The Resilience of Mudders

When the pandemic erupted last spring I had the typical worries that most human beings had. However, these were accompanied with profound sadness and anger that my 19-year old daughter was being ejected from her developmental trajectory that was rooted in college experiences – both academic and social.

Mudders are familiar with successes… they were the top of their high school classes; they were accepted to Harvey Mudd College. I knew that resilience was important to my daughter’s development. She had demonstrated it magnificently during her freshman year. She had “hit the wall” – as most Mudders do – and sought out peers and professors to regroup and succeed. She had persevered through the first one and one half semesters of core – in some areas which were not her “favorites”. She had navigated relationships, independence, and the struggles which come with them. But now everything that had become familiar was abruptly suspended on her 19 th birthday. I was disheartened and irritated…”now what?!” I asked myself.

I have learned that it was not my daughter’s resilience that I should be worried about, but rather my worries! She has repeatedly made “lemonade out of lemons”. My job was and is to acknowledge her resilient accomplishments. She has effectively problem-solved and clearly articulated her decision-making processes related to many, continuous hurdles. She adapted to home life, one which was more isolated than pre-pandemic due to stay-at-home orders, instead of dorm life. She navigated emergency-remote learning and long-distance friendships via technology. She persevered through the uncertainty of summer research; she learned how to handle the disappointment of her original summer plans (residence and research) being obliterated and reached out and found new research opportunities. She self-assessed and decided to return to HMC for fall 2020 when her close friends made alternate plans; she knew she wanted campus life and her biology lab. She preserved through the next weeks of uncertainty as LA County cases increased. She made and solidified plans within 20 hours of HMC’s inability to open for fall 2020 with a group of peers in which she only knew one student. She made an outreach to an-almost stranger/HMC sophomore to be his roommate. She boarded a plane on 8-23-2020 to an unknown city, to live in an unfamiliar community (and ended up the first night sleeping alone in an empty (no furniture nor roommate) apartment on top of a pile of yoga mats!) She, and her seven fellow students, have formed a bubble and embraced their “new normal” – as they navigate the last semester of core – “death core”, adjusted to their new surroundings, and have formed a hiking club for their PE credit.
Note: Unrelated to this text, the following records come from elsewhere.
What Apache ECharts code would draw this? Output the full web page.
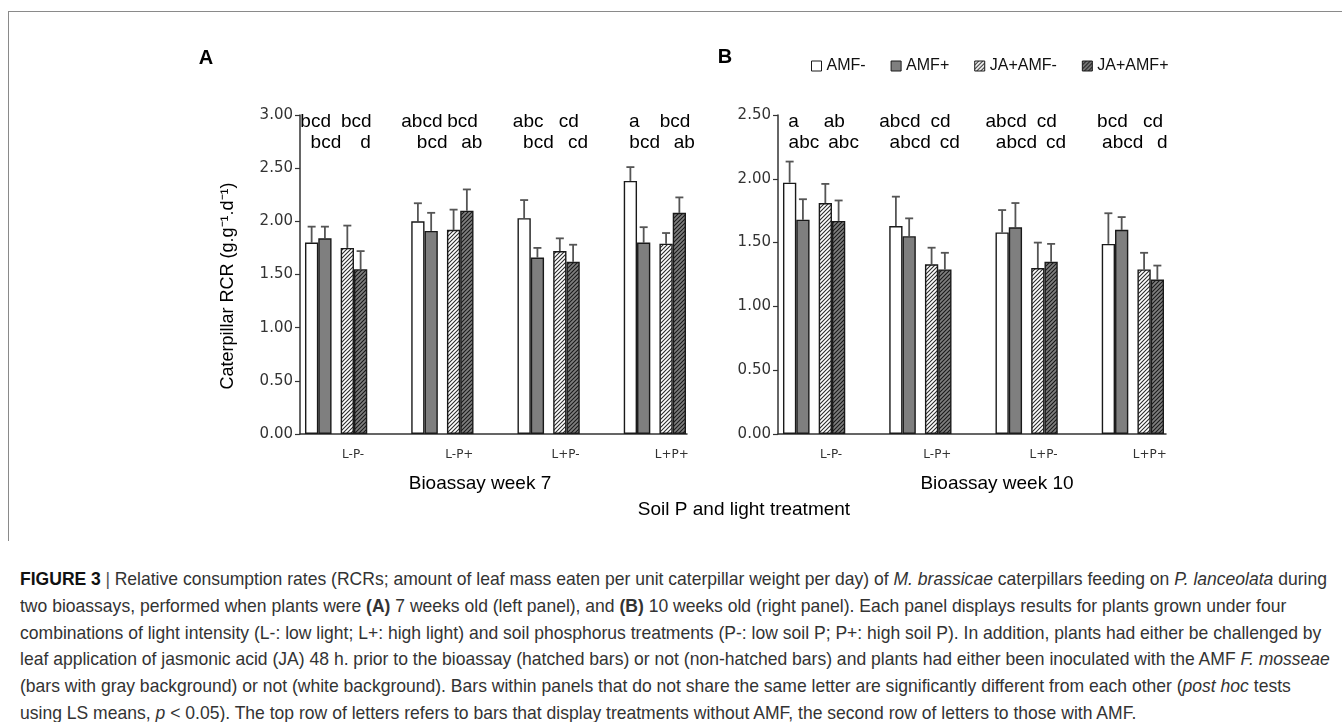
<!DOCTYPE html>
<html>
<head>
<meta charset="utf-8">
<title>Caterpillar RCR</title>
<script src="https://cdn.jsdelivr.net/npm/echarts@6/dist/echarts.min.js"></script>
<style>
  html, body { margin: 0; padding: 0; background: #fff; }
  #frame { position: absolute; left: 8px; top: 11px; width: 1334px; height: 529px;
           border-top: 1px solid #8a8a8a; border-left: 1px solid #8a8a8a; }
  #chart { position: absolute; left: 0; top: 0; width: 1342px; height: 560px; }
  #caption { position: absolute; left: 20px; top: 566px; color: #333;
             font-family: "Liberation Sans", Arial, sans-serif;
             font-size: 19px; line-height: 26.8px; white-space: nowrap; transform-origin: 0 0; }
  #caption .ln { display: inline-block; }
  #caption .fig { color: #111; font-weight: bold; }
  #caption .sep { color: #555; padding: 0 5px; }
</style>
</head>
<body>
<div id="frame"></div>
<div id="chart"></div>
<div id="caption">
<span class="ln"><span class="fig">FIGURE 3</span><span class="sep">|</span>Relative consumption rates (RCRs; amount of leaf mass eaten per unit caterpillar weight per day) of <i>M. brassicae</i> caterpillars feeding on <i>P. lanceolata</i> during</span><br>
<span class="ln">two bioassays, performed when plants were <b>(A)</b> 7 weeks old (left panel), and <b>(B)</b> 10 weeks old (right panel). Each panel displays results for plants grown under four</span><br>
<span class="ln">combinations of light intensity (L-: low light; L+: high light) and soil phosphorus treatments (P-: low soil P; P+: high soil P). In addition, plants had either be challenged by</span><br>
<span class="ln">leaf application of jasmonic acid (JA) 48 h. prior to the bioassay (hatched bars) or not (non-hatched bars) and plants had either been inoculated with the AMF <i>F. mosseae</i></span><br>
<span class="ln">(bars with gray background) or not (white background). Bars within panels that do not share the same letter are significantly different from each other (<i>post hoc</i> tests</span><br>
<span class="ln">using LS means, <i>p</i> &lt; 0.05). The top row of letters refers to bars that display treatments without AMF, the second row of letters to those with AMF.</span>
</div>
<script>
/* RCR of caterpillars, two bioassays */
var categories = ['L-P-', 'L-P+', 'L+P-', 'L+P+'];
var treatments = ['AMF-', 'AMF+', 'JA+AMF-', 'JA+AMF+'];

// week 7 : rows follow treatments
var w7Means = [
  [1.80, 2.00, 2.03, 2.38],
  [1.84, 1.91, 1.66, 1.80],
  [1.75, 1.92, 1.72, 1.79],
  [1.55, 2.10, 1.62, 2.08]
];
var w7Errors = [
  [0.15, 0.17, 0.17, 0.13],
  [0.11, 0.17, 0.09, 0.145],
  [0.21, 0.19, 0.12, 0.10],
  [0.17, 0.20, 0.16, 0.145]
];
var w7Letters = [
  ['bcd', 'abcd', 'abc', 'a'],
  ['bcd', 'bcd', 'bcd', 'bcd'],
  ['bcd', 'bcd', 'cd', 'bcd'],
  ['d', 'ab', 'cd', 'ab']
];

// week 10
var w10Means = [
  [1.97, 1.63, 1.58, 1.49],
  [1.68, 1.55, 1.62, 1.60],
  [1.81, 1.33, 1.30, 1.29],
  [1.67, 1.29, 1.35, 1.21]
];
var w10Errors = [
  [0.165, 0.23, 0.175, 0.24],
  [0.16, 0.14, 0.19, 0.10],
  [0.15, 0.13, 0.20, 0.13],
  [0.16, 0.13, 0.14, 0.11]
];
var w10Letters = [
  ['a', 'abcd', 'abcd', 'bcd'],
  ['abc', 'abcd', 'abcd', 'abcd'],
  ['ab', 'cd', 'cd', 'cd'],
  ['abc', 'cd', 'cd', 'd']
];

var yMaxes = [3, 2.5];

// bar centre inside its band (fraction of band width), letter nudges in px
var barCenters = [0.1095, 0.2345, 0.4455, 0.5705];
var letterShift = [4, 1, 9, 5];

function hatch(bg, fg) {
  var c = document.createElement('canvas');
  c.width = 4; c.height = 4;
  var g = c.getContext('2d');
  g.fillStyle = bg; g.fillRect(0, 0, 4, 4);
  g.strokeStyle = fg; g.lineWidth = 1.1;
  g.beginPath();
  g.moveTo(0, 4); g.lineTo(4, 0);
  g.moveTo(-1, 1); g.lineTo(1, -1);
  g.moveTo(3, 5); g.lineTo(5, 3);
  g.stroke();
  return { image: c, repeat: 'repeat' };
}

var fills = ['#ffffff', '#7f7f7f', hatch('#ffffff', '#2b2b2b'), hatch('#7f7f7f', '#1a1a1a')];
var font = '"Liberation Sans", Arial, sans-serif';

function barSeries(p, k, data) {
  return {
    type: 'bar', name: treatments[k], xAxisIndex: p, yAxisIndex: p,
    barWidth: '12.5%', barGap: 0, data: data, z: 3,
    itemStyle: { color: fills[k], borderColor: '#1a1a1a', borderWidth: 1.4 }
  };
}
function spacer(p, w) {
  return { type: 'bar', name: 'gap' + p + w, xAxisIndex: p, yAxisIndex: p, barWidth: w,
           barGap: 0, data: ['-', '-', '-', '-'], silent: true, itemStyle: { color: 'transparent' } };
}

function errorSeries(p, means, errs) {
  var d = [];
  for (var k = 0; k < 4; k++)
    for (var i = 0; i < categories.length; i++)
      d.push([i, means[k][i], errs[k][i], k]);
  return {
    type: 'custom', xAxisIndex: p, yAxisIndex: p, z: 2, silent: true,
    encode: { x: 0, y: 1 },
    renderItem: function(params, api) {
      var c = api.coord([api.value(0), api.value(1)]);
      var t = api.coord([api.value(0), api.value(1) + api.value(2)]);
      var bw = api.size([1, 0])[0];
      var x = c[0] - bw / 2 + bw * barCenters[api.value(3)];
      var st = { stroke: '#555', lineWidth: 1.8 };
      return { type: 'group', children: [
        { type: 'line', shape: { x1: x, y1: c[1], x2: x, y2: t[1] }, style: st },
        { type: 'line', shape: { x1: x - 4, y1: t[1], x2: x + 4, y2: t[1] }, style: st }
      ]};
    },
    data: d
  };
}

function letterSeries(p, letters) {
  var d = [];
  for (var k = 0; k < 4; k++)
    for (var i = 0; i < categories.length; i++)
      d.push([i, k]);
  return {
    type: 'custom', xAxisIndex: p, yAxisIndex: p, z: 4, silent: true,
    encode: { x: 0 },
    renderItem: function(params, api) {
      var i = api.value(0), k = api.value(1);
      var top = api.coord([i, yMaxes[p]]);
      var bw = api.size([1, 0])[0];
      var x = top[0] - bw / 2 + bw * barCenters[k] + letterShift[k];
      var row = (k === 0 || k === 2) ? 0 : 1;
      return { type: 'text', x: x, y: top[1] + 7 + row * 21,
        style: { text: letters[k][i], fill: '#000', font: '19px ' + font, align: 'center', verticalAlign: 'middle' } };
    },
    data: d
  };
}

function yAxis(p) {
  return {
    type: 'value', gridIndex: p, min: 0, max: yMaxes[p], interval: 0.5,
    axisLine: { show: true, lineStyle: { color: '#333', width: 1.5 } },
    axisTick: { show: true, length: 5, lineStyle: { color: '#333', width: 1.2 } },
    splitLine: { show: false },
    axisLabel: { margin: 7, color: '#333', fontSize: 15, fontFamily: '"DejaVu Sans", sans-serif',
                 formatter: function(v) { return v.toFixed(2); } }
  };
}

var chart = echarts.init(document.getElementById('chart'));
var series = [];
[[w7Means, w7Errors, w7Letters], [w10Means, w10Errors, w10Letters]].forEach(function(set, p) {
  series.push(barSeries(p, 0, set[0][0]));
  series.push(barSeries(p, 1, set[0][1]));
  series.push(spacer(p, '8.6%'));
  series.push(barSeries(p, 2, set[0][2]));
  series.push(barSeries(p, 3, set[0][3]));
  series.push(spacer(p, '32%'));
  series.push(errorSeries(p, set[0], set[1]));
  series.push(letterSeries(p, set[2]));
});

var lineAxis = { show: true, onZero: false, lineStyle: { color: '#333', width: 1.5 } };

chart.setOption({
  animation: false,
  grid: [
    { left: 300, top: 115, width: 425, height: 319, containLabel: false, outerBoundsMode: 'none' },
    { left: 778, top: 115, width: 425, height: 319, containLabel: false, outerBoundsMode: 'none' },
    { left: 300, top: 115, width: 387, height: 319, containLabel: false, outerBoundsMode: 'none' },
    { left: 778, top: 115, width: 388, height: 319, containLabel: false, outerBoundsMode: 'none' }
  ],
  xAxis: [0, 1].map(function(p) {
    return {
      type: 'category', gridIndex: p, data: categories,
      axisLine: { show: false }, axisTick: { show: false },
      axisLabel: { margin: 15, color: '#333', fontSize: 12, fontFamily: '"DejaVu Sans", sans-serif' }
    };
  }).concat([2, 3].map(function(p) {
    return { type: 'value', gridIndex: p, min: 0, max: 1, axisLine: lineAxis,
             axisTick: { show: false }, axisLabel: { show: false }, splitLine: { show: false } };
  })),
  yAxis: [yAxis(0), yAxis(1)].concat([2, 3].map(function(p) {
    return { type: 'value', gridIndex: p, show: false };
  })),
  legend: {
    data: treatments, left: 811, top: 58, padding: 0, icon: 'rect', itemWidth: 10, itemHeight: 10,
    itemGap: 25, selectedMode: false,
    itemStyle: { borderColor: '#1a1a1a', borderWidth: 1 },
    textStyle: { fontSize: 16, color: '#111', fontFamily: font }
  },
  graphic: [
    { type: 'text', x: 206, y: 58, style: { text: 'A', font: 'bold 20px ' + font, fill: '#000', align: 'center', verticalAlign: 'middle' } },
    { type: 'text', x: 725, y: 57, style: { text: 'B', font: 'bold 20px ' + font, fill: '#000', align: 'center', verticalAlign: 'middle' } },
    { type: 'text', x: 228, y: 286, rotation: Math.PI / 2,
      style: { text: 'Caterpillar RCR (g.g\u207B\u00B9.d\u207B\u00B9)', font: '18px ' + font, fill: '#000', align: 'center', verticalAlign: 'middle' } },
    { type: 'text', x: 480, y: 484, style: { text: 'Bioassay week 7', font: '19px ' + font, fill: '#000', align: 'center', verticalAlign: 'middle' } },
    { type: 'text', x: 997, y: 484, style: { text: 'Bioassay week 10', font: '19px ' + font, fill: '#000', align: 'center', verticalAlign: 'middle' } },
    { type: 'text', x: 744, y: 510, style: { text: 'Soil P and light treatment', font: '19px ' + font, fill: '#000', align: 'center', verticalAlign: 'middle' } }
  ],
  series: series
});

// squeeze the caption horizontally like the condensed face of the original
(function() {
  var cap = document.getElementById('caption');
  var w = cap.querySelector('.ln').getBoundingClientRect().width;
  if (w > 0) cap.style.transform = 'scaleX(' + (1307 / w).toFixed(4) + ')';
})();
</script>
</body>
</html>
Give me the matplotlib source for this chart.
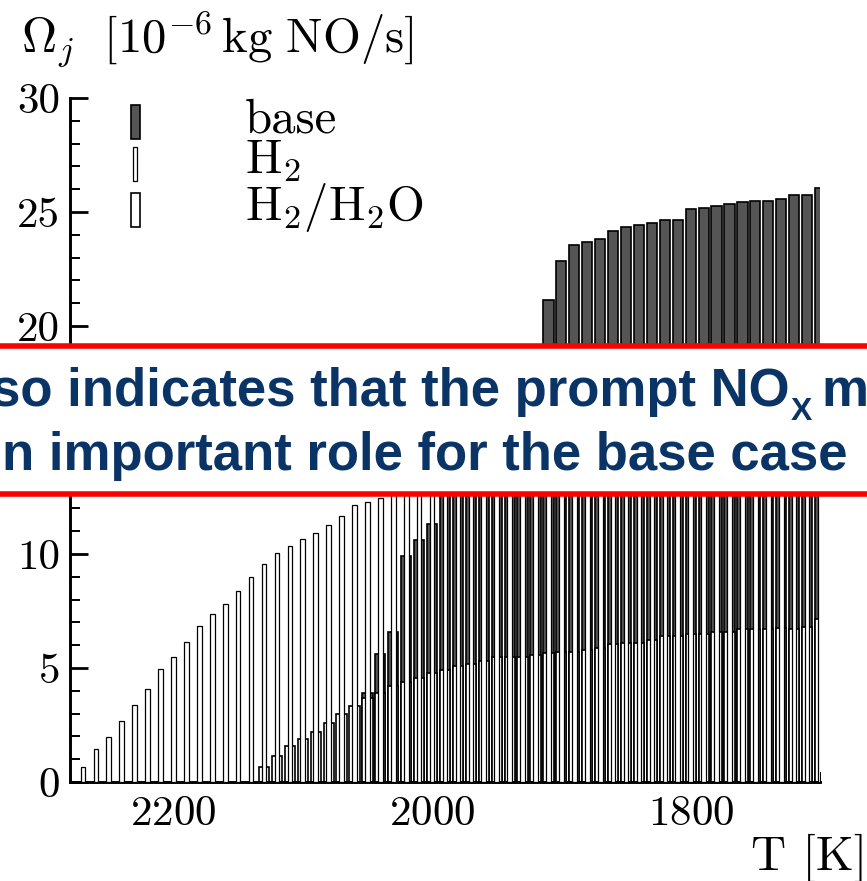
import matplotlib
matplotlib.use('Agg')
import matplotlib.pyplot as plt
from matplotlib.patches import Rectangle
from matplotlib.lines import Line2D
from matplotlib.text import Annotation
from matplotlib.legend_handler import HandlerPatch
from matplotlib.ticker import MultipleLocator, FuncFormatter

plt.rcParams['font.family'] = 'serif'
plt.rcParams['font.serif'] = ['cmr10', 'DejaVu Serif']
plt.rcParams['mathtext.fontset'] = 'cm'
plt.rcParams['axes.formatter.use_mathtext'] = True

# cell temperatures [K], hottest first
temps = [2270, 2260, 2250, 2240, 2230, 2220, 2210, 2200, 2190, 2180,
         2170, 2160, 2150, 2140, 2130, 2120, 2110, 2100, 2090, 2080,
         2070, 2060, 2050, 2040, 2030, 2020, 2010, 2000, 1990, 1980,
         1970, 1960, 1950, 1940, 1930, 1920, 1910, 1900, 1890, 1880,
         1870, 1860, 1850, 1840, 1830, 1820, 1810, 1800, 1790, 1780,
         1770, 1760, 1750, 1740, 1730, 1720, 1710, 1700]

# NO production per cell [1e-6 kg NO/s]
# H2: all cells (values above ~12.5 are hidden in the original, estimated)
h2 = [0.64, 1.43, 1.98, 2.68, 3.38, 4.08, 4.95, 5.49, 6.12, 6.83,
      7.36, 7.82, 8.39, 9.00, 9.56, 10.03, 10.35, 10.64, 10.91, 11.29,
      11.67, 12.15, 12.29, 12.44, 12.7, 12.85, 13.0, 13.1, 13.25, 13.4,
      13.5, 13.6, 13.7, 13.8, 13.9, 14.0, 14.1, 14.2, 14.3, 14.35,
      14.45, 14.5, 14.6, 14.65, 14.75, 14.8, 14.9, 14.95, 15.0, 15.1,
      15.15, 15.2, 15.3, 15.35, 15.4, 15.45, 15.5, 15.55]

# H2/H2O: cells from 2130 K down
h2_h2o = [0.64, 1.12, 1.58, 1.88, 2.20, 2.58, 2.98, 3.32, 3.67, 3.92,
          4.22, 4.38, 4.55, 4.77, 4.93, 5.09, 5.17, 5.32, 5.47, 5.48,
          5.50, 5.56, 5.64, 5.72, 5.72, 5.79, 5.86, 6.04, 6.11, 6.11,
          6.23, 6.42, 6.42, 6.49, 6.49, 6.57, 6.59, 6.71, 6.71, 6.71,
          6.74, 6.71, 6.81, 7.13]

# base: cells from 2050 K down (1990-1920 hidden, estimated)
base = [3.9, 5.6, 6.6, 9.9, 10.6, 11.3, 13.0, 13.8, 14.6, 15.4,
        16.2, 17.0, 17.8, 18.5, 21.14, 22.86, 23.55, 23.70, 23.80, 24.18,
        24.33, 24.43, 24.50, 24.65, 24.65, 25.12, 25.19, 25.28, 25.35, 25.44,
        25.50, 25.50, 25.58, 25.75, 25.75, 26.07]

labels = ['base', r'H$_2$', r'H$_2$/H$_2$O']

fig = plt.figure(figsize=(8.67, 8.81), dpi=100)
ax = fig.add_axes([70 / 867, 1 - 782 / 881, 750 / 867, 684 / 881])

b_base = ax.bar(temps[-len(base):], base, width=7.9, color='#555555',
                edgecolor='black', linewidth=1.2, zorder=1)
b_wet = ax.bar(temps[-len(h2_h2o):], h2_h2o, width=7.9, color='white',
               edgecolor='black', linewidth=1.2, zorder=2)
b_h2 = ax.bar(temps, h2, width=3.6, color='white',
              edgecolor='black', linewidth=0.9, zorder=3)

ax.set_xlim(2280, 1700)
ax.set_ylim(0, 30)

ax.xaxis.set_major_locator(MultipleLocator(200))
ax.xaxis.set_minor_locator(MultipleLocator(50))
ax.yaxis.set_major_locator(MultipleLocator(5))
ax.yaxis.set_minor_locator(MultipleLocator(1))
# the 15 label sits under the banner anyway
ax.yaxis.set_major_formatter(FuncFormatter(lambda v, p: '' if v == 15 else f'{v:.0f}'))
ax.tick_params(which='both', direction='in', top=False, right=False)
ax.tick_params(which='major', length=13, width=2)
ax.tick_params(which='minor', length=7.5, width=1.4)
ax.tick_params(axis='x', which='major', labelsize=31, pad=10)
ax.tick_params(axis='y', which='major', labelsize=31, pad=7)

for s in ['top', 'right']:
    ax.spines[s].set_visible(False)
for s in ['left', 'bottom']:
    ax.spines[s].set_linewidth(2.1)

ax.set_ylabel(r'$\Omega_j\ \ [10^{-6}\,\mathrm{kg\ NO/s}]$', rotation=0,
              fontsize=35, ha='left', va='baseline')
ax.yaxis.set_label_coords(-0.0657, 1.0658)
ax.set_xlabel('T [K]', fontsize=35, ha='left', va='baseline')
ax.xaxis.set_label_coords(0.9080, -0.1287)


# tall, thin legend keys like the bars themselves
def key(w):
    def make(legend, orig_handle, xdescent, ydescent, width, height, fontsize):
        return Rectangle((width / 2 - xdescent - w / 2, 7.2 - ydescent - 12.2),
                         w, 24.5)
    return HandlerPatch(patch_func=make,
                        update_func=lambda h, o: h.update_from(o.patches[0]))


ax.legend([b_base, b_h2, b_wet], labels,
          handler_map={b_base: key(6.5), b_h2: key(3.3), b_wet: key(6.5)},
          loc='upper left', bbox_to_anchor=(0.0543, 1.0), frameon=False,
          fontsize=35, handlelength=1.0, handletextpad=1.76,
          borderpad=0, borderaxespad=0, labelspacing=-0.07)

# slide overlay banner
y_top = 1 - 345.5 / 881
y_bot = 1 - 494.2 / 881
fig.add_artist(Rectangle((0, y_bot), 1, y_top - y_bot, transform=fig.transFigure,
                         facecolor='white', edgecolor='none', zorder=10))
for y in (y_top, y_bot):
    fig.add_artist(Line2D([0, 1], [y, y], transform=fig.transFigure,
                          color='red', linewidth=4, zorder=11))

navy = '#0b3466'
kw = dict(fontsize=38, fontweight='bold', family='Liberation Sans',
          color=navy, ha='left', zorder=12)
t1 = fig.text(-9 / 867, 1 - 406.5 / 881, 'so indicates that the prompt NO',
              va='baseline', **kw)
sub = Annotation('X', xy=(1, 0), xycoords=t1, xytext=(1, -2),
                 textcoords='offset points', fontsize=23, fontweight='bold',
                 family='Liberation Sans', color=navy, ha='left',
                 va='baseline', zorder=12)
fig.add_artist(sub)
tail = Annotation('m', xy=(1, 0), xycoords=(sub, t1), xytext=(6.5, 0),
                  textcoords='offset points', va='bottom', **kw)
fig.add_artist(tail)
fig.text(2 / 867, 1 - 470 / 881, 'n important role for the base case',
         va='baseline', **kw)

fig.savefig('out.png', dpi=100)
I am sure many Mudd parents have similar stories –some in which their child has demonstrated more resilience and others in which there has been less. Regardless of the amount, it is resilience! I have seen similar posts on our HMC families’ Facebook site. It is wonderful to see/read these stories and know that my experience is not an isolated one. I am a college professor, and I have watched my own students, who typically have numerous environmental and financial obstacles to overcome, persevere in this “covid-world”. I am progressing on my own developmental task as a parent of a young adult, and beginning to worry a little less and appreciate my child’s growth more. I have been able to see and appreciate that she is still on her correct developmental trajectory, it is just on a bumpier and different road that the one my husband and I imagined.